His show had a well-stocked prop department, throughout the tea performance we explored his '1957 Big Black Baddie Merc' parked outside, we delved through his bullet collection ordered according to height and potential to inflict damage on a human body, his guestbook was a genuine highlight: it had records of world travelers (maybe half of which were cycle-tourists) dating back from start of the millennium - the glowing references were persuasive in the length of our stay, as was his rather paradoxical tea equipment - which seemed far more design to delay guests from leaving than ever producing a cup of tea. Either way the show had a wiling audience.

So his centre-stage was the ancient wood burner, the chimney of which resembled a Victorian top hat that had seen better days, the well-worn duo of steamer-kettle and teapot rested on the hat's brim.

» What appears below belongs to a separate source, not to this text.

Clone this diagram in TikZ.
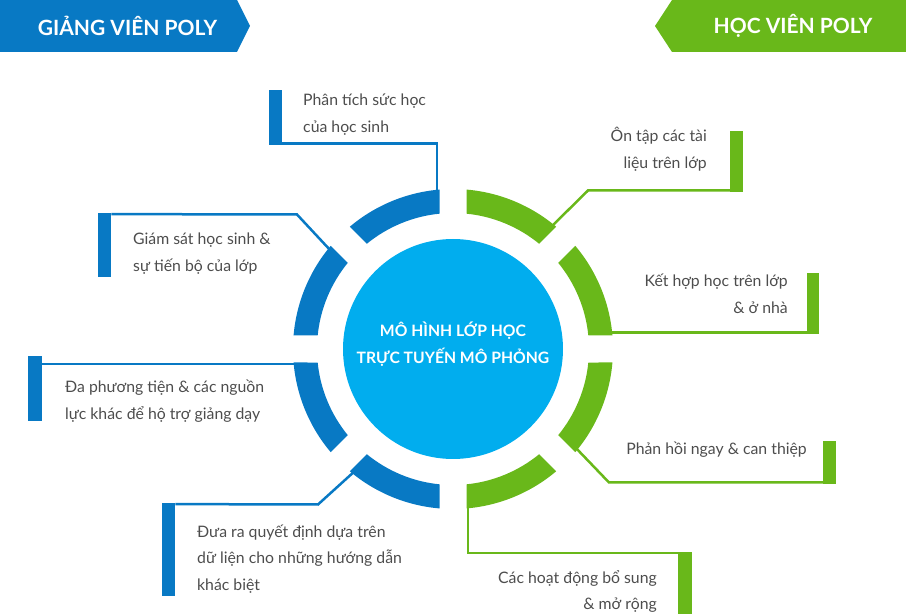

A Turkish rewrite of the mad-hatter's tea party resplendent with likely equally bemusing guests. And the host almost managed to entertain himself and his guests in equal measure, his hobbies and jobs seemed to range from almost acting in several films, amateur radio host, and singing in a local choir. If this man had been born in LA...

I don't know if we went off-script, but the conversation definitively skipped the take-off stages of health and the weather, and was piloted by our host towards storm-clouds questions over circumcision (which was later cemented by an axe being wielded), WWI, what my Turkish (and therefore certainly islamic) fiancee did during Christmas, and a deep delving into our religious beliefs. The finale was our director of ceremonies showing videos of him conducting russian and french tourists through an islamic conversion ceremony - backed up by his copies of their certificates. It was at that moment that the act got old and tea cold, and we pulled a hasty curtain on the show.